— Required work —
A verbatim copy of the records is required, with all pictures left out.

— Figure scripts —
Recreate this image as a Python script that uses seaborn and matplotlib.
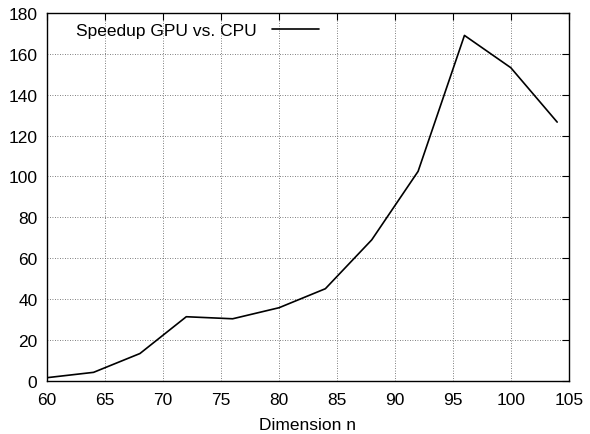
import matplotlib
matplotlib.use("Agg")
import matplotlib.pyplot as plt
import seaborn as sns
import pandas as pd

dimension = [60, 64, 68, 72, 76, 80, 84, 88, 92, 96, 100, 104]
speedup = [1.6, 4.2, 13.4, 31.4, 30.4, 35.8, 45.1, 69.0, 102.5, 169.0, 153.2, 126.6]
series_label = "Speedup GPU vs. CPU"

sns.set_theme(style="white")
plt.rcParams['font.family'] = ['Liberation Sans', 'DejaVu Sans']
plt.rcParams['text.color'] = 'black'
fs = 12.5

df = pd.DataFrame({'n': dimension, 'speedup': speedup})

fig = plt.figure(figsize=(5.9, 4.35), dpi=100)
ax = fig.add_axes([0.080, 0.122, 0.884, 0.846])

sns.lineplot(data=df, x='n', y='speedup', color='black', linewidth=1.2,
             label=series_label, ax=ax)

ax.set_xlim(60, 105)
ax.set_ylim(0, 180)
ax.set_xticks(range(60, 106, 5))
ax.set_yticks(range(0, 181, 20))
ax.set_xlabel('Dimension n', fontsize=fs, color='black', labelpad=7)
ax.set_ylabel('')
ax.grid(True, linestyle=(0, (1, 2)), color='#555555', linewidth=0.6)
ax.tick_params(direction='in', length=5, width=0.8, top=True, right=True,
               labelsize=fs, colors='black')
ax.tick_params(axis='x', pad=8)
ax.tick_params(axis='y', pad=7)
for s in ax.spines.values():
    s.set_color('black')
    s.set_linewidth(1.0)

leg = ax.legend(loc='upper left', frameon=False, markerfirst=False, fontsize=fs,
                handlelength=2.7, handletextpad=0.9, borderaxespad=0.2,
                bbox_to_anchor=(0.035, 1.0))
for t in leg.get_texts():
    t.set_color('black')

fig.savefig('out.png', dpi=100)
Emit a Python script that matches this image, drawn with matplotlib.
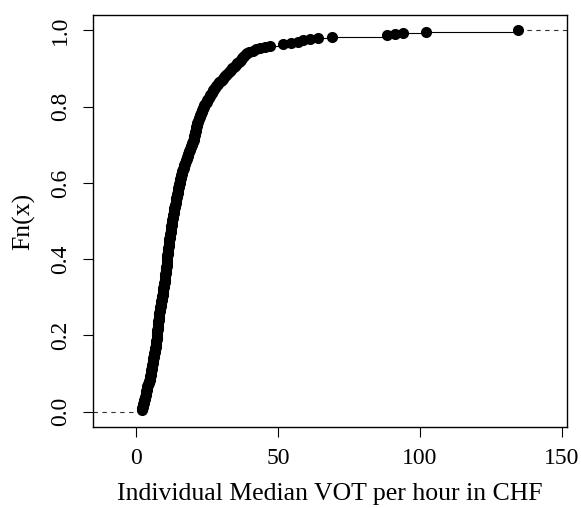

— Written response —
Recreate this image as a Python script that uses seaborn and matplotlib.
import matplotlib
matplotlib.use("Agg")
import matplotlib.pyplot as plt
import seaborn as sns
import pandas as pd

dimension = [60, 64, 68, 72, 76, 80, 84, 88, 92, 96, 100, 104]
speedup = [1.6, 4.2, 13.4, 31.4, 30.4, 35.8, 45.1, 69.0, 102.5, 169.0, 153.2, 126.6]
series_label = "Speedup GPU vs. CPU"

sns.set_theme(style="white")
plt.rcParams['font.family'] = ['Liberation Sans', 'DejaVu Sans']
plt.rcParams['text.color'] = 'black'
fs = 12.5

df = pd.DataFrame({'n': dimension, 'speedup': speedup})

fig = plt.figure(figsize=(5.9, 4.35), dpi=100)
ax = fig.add_axes([0.080, 0.122, 0.884, 0.846])

sns.lineplot(data=df, x='n', y='speedup', color='black', linewidth=1.2,
             label=series_label, ax=ax)

ax.set_xlim(60, 105)
ax.set_ylim(0, 180)
ax.set_xticks(range(60, 106, 5))
ax.set_yticks(range(0, 181, 20))
ax.set_xlabel('Dimension n', fontsize=fs, color='black', labelpad=7)
ax.set_ylabel('')
ax.grid(True, linestyle=(0, (1, 2)), color='#555555', linewidth=0.6)
ax.tick_params(direction='in', length=5, width=0.8, top=True, right=True,
               labelsize=fs, colors='black')
ax.tick_params(axis='x', pad=8)
ax.tick_params(axis='y', pad=7)
for s in ax.spines.values():
    s.set_color('black')
    s.set_linewidth(1.0)

leg = ax.legend(loc='upper left', frameon=False, markerfirst=False, fontsize=fs,
                handlelength=2.7, handletextpad=0.9, borderaxespad=0.2,
                bbox_to_anchor=(0.035, 1.0))
for t in leg.get_texts():
    t.set_color('black')

fig.savefig('out.png', dpi=100)
Emit a Python script that matches this image, drawn with matplotlib.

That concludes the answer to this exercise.